WE intend to bring this to your attention BEFORE you decide to spend any time in a country that applies its laws in a seemingly haphazard way, almost calculated to drive yachtsman and their money out of the country. Either they want people to spend time and money in their marinas and shops, or they want to grab tax money from them (which they are perfectly entitled to do.. take note). It seems the pendulum is swinging more towards the latter with the country in such a horrific financial mess. Massive unemployment, and banks literally disappear overnight (seen this one happen ourselves... one day it's there complete with cash machine, next day completely disappeared as if it had never existed... no notices, no evidence of a bank ever having been there !)

These problems seem to be manifesting much more quickly themselves more in some areas than others. Torreveija, (Alicante), Malaga and Almerimar, Almeria have all been targeted... be warned.

Below are some links to related horror stories. It is not a new subject altogether, and there will be found plenty of information within the online forums. The reason we bring this up now is because it is beginning to look like yachtsman, (being soft, easy, and non-Spanish targets) are being milked for easy tax money. The longer term effects on the Spanish yachting and tourism infrastructure of this ill conceived (but 100% legal) purge have yet to be seen.
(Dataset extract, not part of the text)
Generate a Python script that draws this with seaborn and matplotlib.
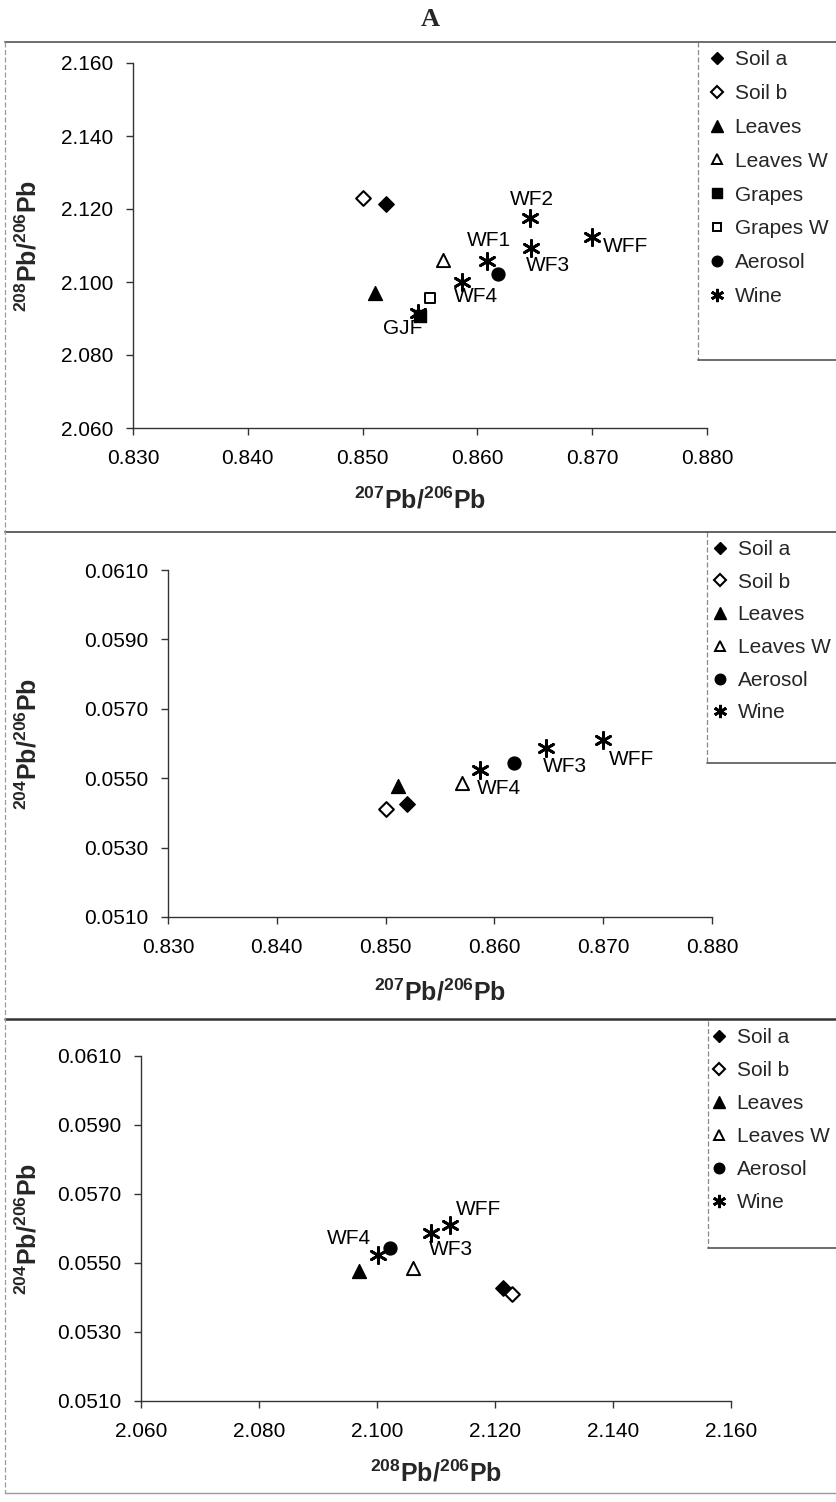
import numpy as np
import pandas as pd
import matplotlib
matplotlib.use("Agg")
import matplotlib.pyplot as plt
from matplotlib.lines import Line2D
from matplotlib.ticker import FormatStrFormatter
import seaborn as sns

# ---------------- data ----------------
samples = ["Soil a", "Soil b", "Leaves", "Leaves W", "Grapes", "Grapes W", "Aerosol"]
pb207_206 = [0.8520, 0.8500, 0.8511, 0.8570, 0.8550, 0.8559, 0.8618]
pb208_206 = [2.1213, 2.1229, 2.0970, 2.1061, 2.0907, 2.0955, 2.1022]
pb204_206 = [0.05427, 0.05410, 0.05477, 0.05485, np.nan, np.nan, 0.05543]

wine_ids = ["WF1", "WF2", "WF3", "WF4", "WFF", "GJF"]
wine_207_206 = [0.8608, 0.8646, 0.8647, 0.8587, 0.8700, 0.8548]
wine_208_206 = [2.1058, 2.1174, 2.1092, 2.1001, 2.1123, 2.0916]
wine_204_206 = [np.nan, np.nan, 0.05586, 0.05523, 0.05610, np.nan]

x_ticks_207 = [0.830, 0.840, 0.850, 0.860, 0.870, 0.880]
y_ticks_208 = [2.060, 2.080, 2.100, 2.120, 2.140, 2.160]
y_ticks_204 = [0.0510, 0.0530, 0.0550, 0.0570, 0.0590, 0.0610]

samples_df = pd.DataFrame({"sample": samples, "r76": pb207_206,
                           "r86": pb208_206, "r46": pb204_206})
wine_df = pd.DataFrame({"id": wine_ids, "r76": wine_207_206,
                        "r86": wine_208_206, "r46": wine_204_206})

# ---------------- style ----------------
sns.set_theme(style="white")
plt.rcParams["font.family"] = ["Liberation Sans", "DejaVu Sans"]
plt.rcParams["mathtext.default"] = "regular"

W, H = 836, 1502
fig = plt.figure(figsize=(W / 100, H / 100), dpi=100)
fig.patch.set_facecolor("white")


def fx(px):
    return px / W


def fy(py):
    return 1 - py / H


def add_axes(left, top, right, bottom):
    return fig.add_axes([fx(left), fy(bottom), fx(right) - fx(left), fy(top) - fy(bottom)])


STAR = (6, 2, 0)
styles = {
    "Soil a":   dict(marker="D", s=62, fc="black", ec="black", lw=1.0, ms=6.6),
    "Soil b":   dict(marker="D", s=56, fc="white", ec="black", lw=1.5, ms=6.2),
    "Leaves":   dict(marker="^", s=100, fc="black", ec="black", lw=1.0, ms=8.2),
    "Leaves W": dict(marker="^", s=90, fc="white", ec="black", lw=1.4, ms=7.6),
    "Grapes":   dict(marker="s", s=64, fc="black", ec="black", lw=1.0, ms=6.8),
    "Grapes W": dict(marker="s", s=58, fc="white", ec="black", lw=1.4, ms=6.4),
    "Aerosol":  dict(marker="o", s=86, fc="black", ec="black", lw=1.0, ms=7.6),
    "Wine":     dict(marker=STAR, s=135, fc="black", ec="black", lw=2.0, ms=9.5),
}
AX_COLOR = "#333333"


def draw_points(ax, xcol, ycol, names):
    for name in names:
        st = styles[name]
        if name == "Wine":
            d = wine_df.dropna(subset=[xcol, ycol])
        else:
            d = samples_df[samples_df["sample"] == name].dropna(subset=[xcol, ycol])
        sns.scatterplot(data=d, x=xcol, y=ycol, ax=ax, marker=st["marker"], s=st["s"],
                        color=st["fc"], edgecolor=st["ec"], linewidth=st["lw"],
                        legend=False, zorder=3)


def label_wines(ax, xcol, ycol, offsets):
    d = wine_df.dropna(subset=[xcol, ycol]).set_index("id")
    for wid, (dx, dy, ha) in offsets.items():
        ax.annotate(wid, xy=(d.loc[wid, xcol], d.loc[wid, ycol]), xytext=(dx, dy),
                    textcoords="offset pixels", ha=ha, va="center", fontsize=15,
                    color="black", zorder=4)


def format_axes(ax, box, xlim, xticks, xfmt, ylim, yticks, yfmt, xlabel, ylabel,
                xlabel_y, ylabel_x):
    left, top, right, bottom = box
    ax.set_xlim(*xlim)
    ax.set_ylim(*ylim)
    ax.set_xticks(xticks)
    ax.set_yticks(yticks)
    ax.xaxis.set_major_formatter(FormatStrFormatter(xfmt))
    ax.yaxis.set_major_formatter(FormatStrFormatter(yfmt))
    ax.set_facecolor("none")
    sns.despine(ax=ax)
    for sp in ("left", "bottom"):
        ax.spines[sp].set_color(AX_COLOR)
        ax.spines[sp].set_linewidth(1.0)
    ax.tick_params(axis="both", which="major", direction="out", length=5, width=1.0,
                   color=AX_COLOR, labelsize=15, labelcolor="black",
                   bottom=True, left=True)
    ax.tick_params(axis="x", pad=10)
    ax.tick_params(axis="y", pad=9)
    ax.set_xlabel(xlabel, fontsize=18, fontweight="bold")
    ax.set_ylabel(ylabel, fontsize=18, fontweight="bold")
    ax.xaxis.label.set_va("center")
    ax.yaxis.label.set_va("center")
    ax.yaxis.label.set_ha("center")
    ax.xaxis.set_label_coords(0.5, (bottom - xlabel_y) / (bottom - top))
    ax.yaxis.set_label_coords((ylabel_x - left) / (right - left), 0.5)
    ax.grid(False)


def draw_legend(ax, names, box_left, box_top, box_bottom, handle_x, first_y, spacing):
    handles = []
    for name in names:
        st = styles[name]
        handles.append(Line2D([], [], linestyle="none", marker=st["marker"],
                              markersize=st["ms"], markerfacecolor=st["fc"],
                              markeredgecolor=st["ec"], markeredgewidth=st["lw"],
                              color="black"))
    fs_px = 15 * 100 / 72
    leg = ax.legend(handles, names, loc="upper left",
                    bbox_to_anchor=(fx(handle_x - 0.5 * fs_px), fy(first_y - 12)),
                    bbox_transform=fig.transFigure, frameon=False, fontsize=15,
                    handlelength=1.0, handletextpad=0.35, borderpad=0,
                    borderaxespad=0, labelspacing=(spacing - 24.5) / fs_px)
    leg.set_zorder(5)
    # legend box: dashed left edge, solid bottom edge, open to the right
    fig.add_artist(Line2D([fx(box_left), fx(box_left)], [fy(box_top), fy(box_bottom)],
                          transform=fig.transFigure, color="#8a8a8a", lw=0.9,
                          linestyle=(0, (4, 2))))
    fig.add_artist(Line2D([fx(box_left), 1.0], [fy(box_bottom), fy(box_bottom)],
                          transform=fig.transFigure, color="#555555", lw=1.2))


lab76 = r"$^{207}$Pb/$^{206}$Pb"
lab86 = r"$^{208}$Pb/$^{206}$Pb"
lab46 = r"$^{204}$Pb/$^{206}$Pb"

# ---------------- panel 1: 208/206 vs 207/206 ----------------
box1 = (133, 63, 707, 428)
ax1 = add_axes(*box1)
draw_points(ax1, "r76", "r86", ["Soil a", "Soil b", "Leaves", "Leaves W",
                                "Grapes", "Grapes W", "Aerosol", "Wine"])
label_wines(ax1, "r76", "r86", {"WF1": (2, 20, "center"), "WF2": (2, 19, "center"),
                                "WF3": (-5, -17, "left"), "WF4": (-9, -15, "left"),
                                "WFF": (11, -9, "left"), "GJF": (5, -16, "right")})
format_axes(ax1, box1, (0.830, 0.880), x_ticks_207, "%.3f", (2.060, 2.160), y_ticks_208,
            "%.3f", lab76, lab86, 500, 28)
draw_legend(ax1, ["Soil a", "Soil b", "Leaves", "Leaves W", "Grapes", "Grapes W",
                  "Aerosol", "Wine"], 698, 42, 360, 717, 62, 39.4)

# ---------------- panel 2: 204/206 vs 207/206 ----------------
box2 = (168, 570, 712, 917)
ax2 = add_axes(*box2)
draw_points(ax2, "r76", "r46", ["Soil a", "Soil b", "Leaves", "Leaves W", "Aerosol", "Wine"])
label_wines(ax2, "r76", "r46", {"WF3": (-3, -18, "left"), "WF4": (-3, -18, "left"),
                                "WFF": (6, -19, "left")})
format_axes(ax2, box2, (0.830, 0.880), x_ticks_207, "%.3f", (0.0510, 0.0610), y_ticks_204,
            "%.4f", lab76, lab46, 992, 28)
draw_legend(ax2, ["Soil a", "Soil b", "Leaves", "Leaves W", "Aerosol", "Wine"],
            707, 532, 763, 720, 552, 38.2)

# ---------------- panel 3: 204/206 vs 208/206 ----------------
box3 = (141, 1056, 731, 1401)
ax3 = add_axes(*box3)
draw_points(ax3, "r86", "r46", ["Soil a", "Soil b", "Leaves", "Leaves W", "Aerosol", "Wine"])
label_wines(ax3, "r86", "r46", {"WF4": (-7, 17, "right"), "WFF": (6, 16, "left"),
                                "WF3": (-2, -16, "left")})
format_axes(ax3, box3, (2.060, 2.160), y_ticks_208, "%.3f", (0.0510, 0.0610), y_ticks_204,
            "%.4f", lab86, lab46, 1473, 28)
draw_legend(ax3, ["Soil a", "Soil b", "Leaves", "Leaves W", "Aerosol", "Wine"],
            708, 1021, 1248, 719, 1040, 38.6)

# ---------------- page frame and heading ----------------
fig.add_artist(Line2D([fx(5), 1.0], [fy(42), fy(42)], transform=fig.transFigure,
                      color="#6e6e6e", lw=1.4))
fig.add_artist(Line2D([fx(5), 1.0], [fy(532), fy(532)], transform=fig.transFigure,
                      color="#555555", lw=1.3))
fig.add_artist(Line2D([fx(5), 1.0], [fy(1019), fy(1019)], transform=fig.transFigure,
                      color="#333333", lw=1.8))
fig.add_artist(Line2D([fx(5), 1.0], [fy(1493), fy(1493)], transform=fig.transFigure,
                      color="#9a9a9a", lw=1.0))
fig.add_artist(Line2D([fx(5), fx(5)], [fy(42), fy(1493)], transform=fig.transFigure,
                      color="#9a9a9a", lw=0.9, linestyle=(0, (4, 2))))

fig.text(fx(430), fy(20), "A", family=["Liberation Serif", "DejaVu Serif"],
         fontweight="bold", fontsize=19, ha="center", va="center")

fig.savefig("out.png", dpi=100, facecolor="white")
It seems a bit foolish to kill the goose that lays the golden egg, but desperate people do desperate things. The other point of view would be that liveaboards partake of the "services" available in Spain, and therefore should be treated exactly the same as the locals...   Great Oranges BUT...   Boat seized by Police...   How to do it properly and avoid problems...maybe

What to do...

1) Avoid Spain and the EU altogether... it's got very expensive anyway unless your income is in Euros.

2) If you do winter there and live on board, you can straddle 2 tax years if you time it all carefully. Remember when you finish wintering (before the end of May) leave the country for the rest of the year. If you intend to winter in Spain again at some stage, do not arrive back in Spanish waters till after June. Keep all your receipts and bank statements to prove you were out of Spain. The essence is not to spend 183 days in Spain in any one tax (calendar) year. This applies to you...not the boat.

3) If you are already there and didn't stay more than 182 days in 2009, you're still legal. You need to leave Spain before the end of May and make sure you don't spend more than 182 days there in 2010.

4) If you overstayed in 2009 because you didn't realise the implications, it may be an idea to slip away with your boat quietly to another country.

They can track you, every contact you have with officialdom... even to getting water, is recorded with enthusiasm... this might explain why we saw a large Italian motor yacht consistently collecting water in carriers from a beach shower ashore rather than simply going alongside and filling up in San Antonio !

Other EU countries have their own laws and taxes, but up till now Spain has been an easy-going jurisdiction wising to attract boat owners and tourism in general...things are changing be warned.

FINALLY: Do not take this article as legal advice, it is compiled from personal knowledge, information obtained from other boatowners, anecdotal evidence, and trawling the web for information. Anyone planning to spend time in Spain with their boat should obtain proper legal advice beforehand, and not leave it until your boat is impounded (and then you really will be in the hands of lawyers).

ALSO NOTE this is nothing to do with VAT paid/unpaid boats...that's a completely different matter.